**Charts and diagrams as code:**

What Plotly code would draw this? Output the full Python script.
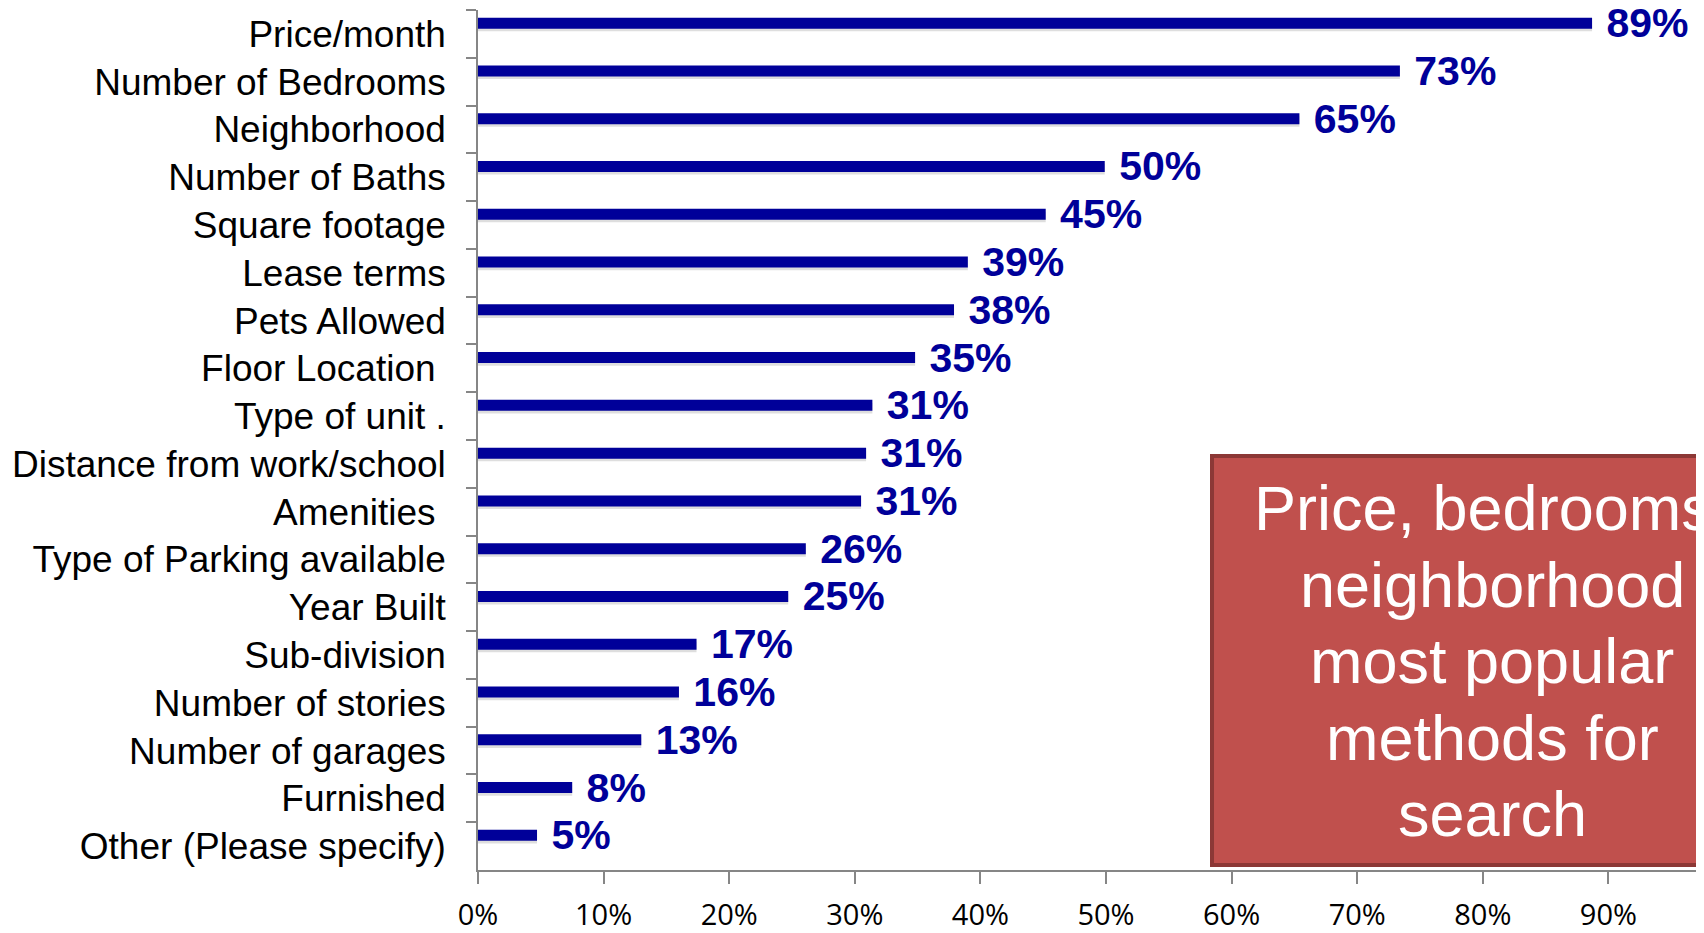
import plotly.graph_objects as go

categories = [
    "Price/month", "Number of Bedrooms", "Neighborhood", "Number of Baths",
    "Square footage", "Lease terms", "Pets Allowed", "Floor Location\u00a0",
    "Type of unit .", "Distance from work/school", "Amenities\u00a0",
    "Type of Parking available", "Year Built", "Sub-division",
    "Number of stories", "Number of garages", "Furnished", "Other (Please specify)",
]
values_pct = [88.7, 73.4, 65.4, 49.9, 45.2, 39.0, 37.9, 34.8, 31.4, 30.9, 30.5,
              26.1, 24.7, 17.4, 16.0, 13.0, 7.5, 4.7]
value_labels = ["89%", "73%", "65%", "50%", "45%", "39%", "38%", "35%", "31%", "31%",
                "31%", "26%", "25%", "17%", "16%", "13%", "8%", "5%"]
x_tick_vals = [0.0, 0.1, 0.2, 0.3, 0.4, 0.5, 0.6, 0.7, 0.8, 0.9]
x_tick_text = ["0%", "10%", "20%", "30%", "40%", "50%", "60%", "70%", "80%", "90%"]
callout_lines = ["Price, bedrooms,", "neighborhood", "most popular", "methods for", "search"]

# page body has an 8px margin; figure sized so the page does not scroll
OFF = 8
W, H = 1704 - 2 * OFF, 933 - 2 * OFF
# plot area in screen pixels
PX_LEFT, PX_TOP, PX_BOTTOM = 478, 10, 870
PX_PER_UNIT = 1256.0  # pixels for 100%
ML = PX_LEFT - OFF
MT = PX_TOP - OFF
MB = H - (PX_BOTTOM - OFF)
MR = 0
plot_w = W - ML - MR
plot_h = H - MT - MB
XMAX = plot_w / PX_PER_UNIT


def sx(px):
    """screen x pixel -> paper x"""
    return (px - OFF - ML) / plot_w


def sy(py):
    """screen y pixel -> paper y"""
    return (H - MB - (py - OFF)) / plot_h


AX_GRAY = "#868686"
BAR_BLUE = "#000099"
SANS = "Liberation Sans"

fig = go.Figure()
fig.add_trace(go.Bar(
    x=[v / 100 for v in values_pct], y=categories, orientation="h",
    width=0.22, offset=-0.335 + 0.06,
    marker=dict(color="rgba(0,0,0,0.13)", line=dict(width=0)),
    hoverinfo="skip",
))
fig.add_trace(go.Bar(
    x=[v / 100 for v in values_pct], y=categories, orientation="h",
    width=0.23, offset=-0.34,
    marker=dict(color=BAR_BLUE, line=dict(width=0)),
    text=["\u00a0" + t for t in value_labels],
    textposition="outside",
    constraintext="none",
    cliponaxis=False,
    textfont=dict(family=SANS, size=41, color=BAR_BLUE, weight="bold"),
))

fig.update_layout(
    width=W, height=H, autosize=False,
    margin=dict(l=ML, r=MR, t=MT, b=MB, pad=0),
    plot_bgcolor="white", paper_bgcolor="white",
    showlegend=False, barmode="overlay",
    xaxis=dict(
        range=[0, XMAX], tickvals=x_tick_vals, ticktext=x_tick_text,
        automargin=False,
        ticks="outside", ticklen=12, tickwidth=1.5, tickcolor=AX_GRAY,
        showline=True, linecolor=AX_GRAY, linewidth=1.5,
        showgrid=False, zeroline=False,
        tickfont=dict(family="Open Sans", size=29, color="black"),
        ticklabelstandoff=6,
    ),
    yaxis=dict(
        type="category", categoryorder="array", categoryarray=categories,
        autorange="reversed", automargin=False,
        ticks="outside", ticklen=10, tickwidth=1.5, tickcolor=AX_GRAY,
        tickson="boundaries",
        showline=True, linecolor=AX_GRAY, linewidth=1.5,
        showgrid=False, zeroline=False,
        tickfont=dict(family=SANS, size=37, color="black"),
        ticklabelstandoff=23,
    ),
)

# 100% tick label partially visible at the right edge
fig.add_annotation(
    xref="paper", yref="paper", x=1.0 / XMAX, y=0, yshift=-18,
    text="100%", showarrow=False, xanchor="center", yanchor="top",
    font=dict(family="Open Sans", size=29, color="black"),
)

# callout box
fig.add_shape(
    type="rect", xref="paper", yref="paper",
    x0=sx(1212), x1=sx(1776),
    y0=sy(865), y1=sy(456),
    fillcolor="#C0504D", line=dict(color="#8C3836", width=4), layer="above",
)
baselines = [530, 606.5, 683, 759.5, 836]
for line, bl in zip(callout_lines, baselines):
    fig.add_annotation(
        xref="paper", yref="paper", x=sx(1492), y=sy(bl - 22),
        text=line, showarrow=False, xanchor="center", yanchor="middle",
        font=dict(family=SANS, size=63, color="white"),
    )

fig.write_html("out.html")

==

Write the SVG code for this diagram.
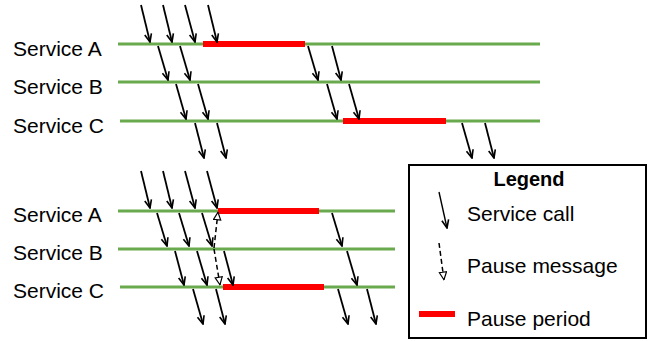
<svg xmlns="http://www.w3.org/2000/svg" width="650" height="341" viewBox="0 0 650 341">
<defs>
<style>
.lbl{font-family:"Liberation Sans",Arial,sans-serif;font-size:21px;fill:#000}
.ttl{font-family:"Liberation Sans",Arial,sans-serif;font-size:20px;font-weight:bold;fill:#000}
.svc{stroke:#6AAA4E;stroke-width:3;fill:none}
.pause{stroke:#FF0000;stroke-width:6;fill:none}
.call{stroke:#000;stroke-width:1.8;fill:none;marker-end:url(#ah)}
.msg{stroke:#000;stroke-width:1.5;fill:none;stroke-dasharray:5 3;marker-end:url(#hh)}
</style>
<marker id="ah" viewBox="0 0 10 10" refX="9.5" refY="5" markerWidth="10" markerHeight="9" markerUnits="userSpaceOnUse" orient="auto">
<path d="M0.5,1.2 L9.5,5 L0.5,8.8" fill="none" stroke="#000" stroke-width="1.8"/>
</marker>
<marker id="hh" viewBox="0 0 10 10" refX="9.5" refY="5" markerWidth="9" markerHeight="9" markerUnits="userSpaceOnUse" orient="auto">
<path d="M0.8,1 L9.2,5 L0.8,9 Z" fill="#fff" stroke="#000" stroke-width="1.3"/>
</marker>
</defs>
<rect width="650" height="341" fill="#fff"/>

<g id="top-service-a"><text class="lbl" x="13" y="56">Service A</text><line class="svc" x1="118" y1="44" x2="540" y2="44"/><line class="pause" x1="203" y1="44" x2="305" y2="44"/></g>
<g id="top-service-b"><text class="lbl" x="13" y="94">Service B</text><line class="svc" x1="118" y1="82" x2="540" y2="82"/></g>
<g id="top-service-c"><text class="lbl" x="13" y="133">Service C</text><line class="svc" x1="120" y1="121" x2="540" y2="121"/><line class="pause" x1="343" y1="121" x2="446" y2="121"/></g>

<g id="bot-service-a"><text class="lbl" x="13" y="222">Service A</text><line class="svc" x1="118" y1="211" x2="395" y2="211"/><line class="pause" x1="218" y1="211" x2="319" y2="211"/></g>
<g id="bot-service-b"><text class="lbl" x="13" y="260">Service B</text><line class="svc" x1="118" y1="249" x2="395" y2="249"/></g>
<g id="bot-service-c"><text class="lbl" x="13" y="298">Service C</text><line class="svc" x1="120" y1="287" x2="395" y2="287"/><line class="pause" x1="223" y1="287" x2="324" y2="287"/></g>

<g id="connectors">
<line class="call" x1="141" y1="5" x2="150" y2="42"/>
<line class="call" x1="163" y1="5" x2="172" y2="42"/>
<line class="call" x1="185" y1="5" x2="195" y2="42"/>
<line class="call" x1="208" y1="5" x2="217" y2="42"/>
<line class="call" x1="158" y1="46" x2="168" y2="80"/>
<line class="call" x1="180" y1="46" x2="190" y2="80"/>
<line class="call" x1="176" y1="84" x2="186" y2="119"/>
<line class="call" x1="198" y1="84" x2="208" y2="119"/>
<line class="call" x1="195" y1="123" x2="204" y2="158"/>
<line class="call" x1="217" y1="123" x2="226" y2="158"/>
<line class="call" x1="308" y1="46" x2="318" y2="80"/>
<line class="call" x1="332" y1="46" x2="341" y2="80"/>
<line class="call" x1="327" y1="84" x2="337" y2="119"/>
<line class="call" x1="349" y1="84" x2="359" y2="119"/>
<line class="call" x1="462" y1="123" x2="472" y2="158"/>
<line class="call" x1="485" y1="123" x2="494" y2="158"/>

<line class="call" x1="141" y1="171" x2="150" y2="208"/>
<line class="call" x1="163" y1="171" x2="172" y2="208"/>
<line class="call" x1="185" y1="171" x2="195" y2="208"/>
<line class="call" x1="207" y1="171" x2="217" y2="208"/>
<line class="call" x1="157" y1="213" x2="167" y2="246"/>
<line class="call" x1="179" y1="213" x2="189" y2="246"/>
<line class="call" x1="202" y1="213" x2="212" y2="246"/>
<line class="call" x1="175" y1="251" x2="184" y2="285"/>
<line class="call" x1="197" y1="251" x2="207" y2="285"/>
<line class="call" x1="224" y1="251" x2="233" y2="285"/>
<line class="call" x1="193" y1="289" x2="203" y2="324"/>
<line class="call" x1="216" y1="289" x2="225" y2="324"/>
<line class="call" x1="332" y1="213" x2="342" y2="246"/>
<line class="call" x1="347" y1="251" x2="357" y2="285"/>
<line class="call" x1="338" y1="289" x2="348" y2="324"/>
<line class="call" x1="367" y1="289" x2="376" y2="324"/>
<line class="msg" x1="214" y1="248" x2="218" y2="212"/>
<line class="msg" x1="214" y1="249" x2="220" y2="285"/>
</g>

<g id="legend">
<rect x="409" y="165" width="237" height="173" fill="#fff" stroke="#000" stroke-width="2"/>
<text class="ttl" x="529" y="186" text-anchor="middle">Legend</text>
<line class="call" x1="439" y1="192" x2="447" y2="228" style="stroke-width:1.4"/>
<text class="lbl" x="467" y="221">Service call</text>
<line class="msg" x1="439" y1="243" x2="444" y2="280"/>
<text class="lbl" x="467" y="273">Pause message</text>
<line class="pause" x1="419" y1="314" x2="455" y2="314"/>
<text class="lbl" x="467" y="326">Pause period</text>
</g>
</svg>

**PROBLEM TO WORK ON:** The first line to copy holds "What Plotly code", and the last holds "XMAX = plot_w / PX_PER_UNIT". Copy them and the lines between exactly, leaving out pictures.

**SOLVED EXERCISE:**
What Plotly code would draw this? Output the full Python script.
import plotly.graph_objects as go

categories = [
    "Price/month", "Number of Bedrooms", "Neighborhood", "Number of Baths",
    "Square footage", "Lease terms", "Pets Allowed", "Floor Location\u00a0",
    "Type of unit .", "Distance from work/school", "Amenities\u00a0",
    "Type of Parking available", "Year Built", "Sub-division",
    "Number of stories", "Number of garages", "Furnished", "Other (Please specify)",
]
values_pct = [88.7, 73.4, 65.4, 49.9, 45.2, 39.0, 37.9, 34.8, 31.4, 30.9, 30.5,
              26.1, 24.7, 17.4, 16.0, 13.0, 7.5, 4.7]
value_labels = ["89%", "73%", "65%", "50%", "45%", "39%", "38%", "35%", "31%", "31%",
                "31%", "26%", "25%", "17%", "16%", "13%", "8%", "5%"]
x_tick_vals = [0.0, 0.1, 0.2, 0.3, 0.4, 0.5, 0.6, 0.7, 0.8, 0.9]
x_tick_text = ["0%", "10%", "20%", "30%", "40%", "50%", "60%", "70%", "80%", "90%"]
callout_lines = ["Price, bedrooms,", "neighborhood", "most popular", "methods for", "search"]

# page body has an 8px margin; figure sized so the page does not scroll
OFF = 8
W, H = 1704 - 2 * OFF, 933 - 2 * OFF
# plot area in screen pixels
PX_LEFT, PX_TOP, PX_BOTTOM = 478, 10, 870
PX_PER_UNIT = 1256.0  # pixels for 100%
ML = PX_LEFT - OFF
MT = PX_TOP - OFF
MB = H - (PX_BOTTOM - OFF)
MR = 0
plot_w = W - ML - MR
plot_h = H - MT - MB
XMAX = plot_w / PX_PER_UNIT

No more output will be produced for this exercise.